BD - Voleurs d'Empires de Dufaux et Jamar (1993)
J’ai arrêté depuis longtemps de compter les BD scénarisées par Jean Dufaux que j’ai pu lire. J’avais un souvenir lointain du premier tome de cette série de 7. Une couverture noire, une chevelure féminine rousse flambloyante faisant face à un maréchal d’empire squelette…
Vous avez compris que nous sommes dans du fantastique historique. Mais ce n’est pas de Napoléon 1er que l’on parle ici, malgré les apparences, mais de son descendant, le très controversé Napoléon III…et la guerre de 1870-1871 contre les prussiens. Notre prolifique scénariste belge nous emmène donc sur un chemin balisé par l’histoire de France mais dans une histoire de pacte avec la mort. Du classique me direz-vous, mais dans un tel contexte c’est plus original. Il s’est ici associé au non moins belge Martin Jamar, le natif de Liège ayant un style classique parfait pour ce type de récit. Il faut du décor parisien, des uniformes, des chevaux, des calèches, donc autant de détails qui ont besoin d’un trait fin et de couleurs précises.

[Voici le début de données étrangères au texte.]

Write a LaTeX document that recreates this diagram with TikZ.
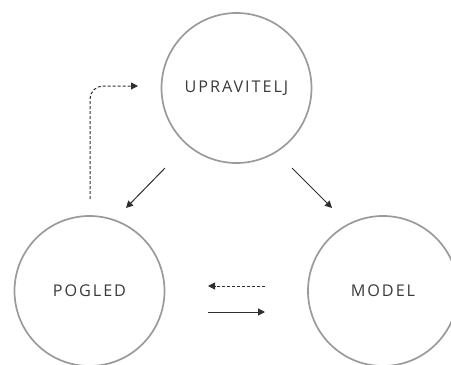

Ce qui m’a fait reprendre le fil de ce récit, c’est une intégrale massive regroupant les 7 tomes avec une couverture toute aussi frappante où cette mort impériale nous regarde fixement. C’est une nouvelle édition d’ailleurs car la première date déjà de 20 ans, date du dernier tome. Mais pourquoi en parler alors ? Il y a déjà le mystère bien caché de cette femme rousse qui a passé un pacte diabolique, vit avec des rats dans une pension éloignée de Paris, cachant ses origines prestigieuses. On tient bien 3 tomes comme cela. Il y a ce contexte historique qui est rappelé dans une ou deux planches par tome. C’est donc une période très troublée en France après de multiples changement de régimes entre république, monarchie et empire. On y croise des noms comme Gambetta, Thiers, MacMahon, Hugo, Courbet…Louise Michel. Car évidemment, cela s’achève dans la Commune de Paris. Nos personnages ne sont pas vraiment des héros mais des témoins ou des jouets d’un destin qui leur échappe le plus souvent. Il y a Nicolas le noble orphelin ténébreux. Il y a Julien, l’aristocrate imbus de lui-même. Il y a Anais, la provinciale naïve. Il y a Madeleine, l’aristocrate manipulatrice et un peu nymphomane….Et la Mort qui vient roder autour de cela, dans cette pension étrange.
Il y a son lot de rebondissements et de cliffhangers pour nous tenir en haleine. Dufaux sait faire dans une atmosphère qui fait appel aux classiques de la littérature de cette fin 19ème siècle. Nos héros sont faillibles, traîtres parfois, et il n’est pas aisé de deviner s’ils survivront à cette machination diabolique ou mortelle. Outre l’ambiance, il y a donc une envie d’aller plus loin dans cet univers, de comprendre les tenants et aboutissants. Et cela aurait pu aussi déboucher sur des suites, des spin-off. Alors bien sûr le style est très ancré dans son époque, très franco-belge classique mais parfaitement réalisé. Quelle saga au final avec un élément central qui ne se dévoile pas tout à fait à la fin. On sent qu’il y a eu beaucoup de travail en amont aussi bien dans la cohérence graphique que pour faire tenir tous les fils de cette intrigue. Bien que l’idée de base reste classique, on peut aussi y ressentir des liens avec les débuts de la littérature fantastique de cette époque. Je craignais que l’ensemble n’ait vieilli mais ça tient tout à fait la route de nos jours car ce n’est pas trop barré ou alambiqué comme ce qui fut écrit dans les années 80.
On pourra évidemment creuser le sujet, notamment celui de cette guerre souvent oubliée et de ses multiples conséquences, cette récupération bourgeoise et aristocratique de la révolution de la fin du 18ème siècle. Dufaux s’en sert habilement pour son récit dans un mélange des genres que j’ai trouvé séduisant.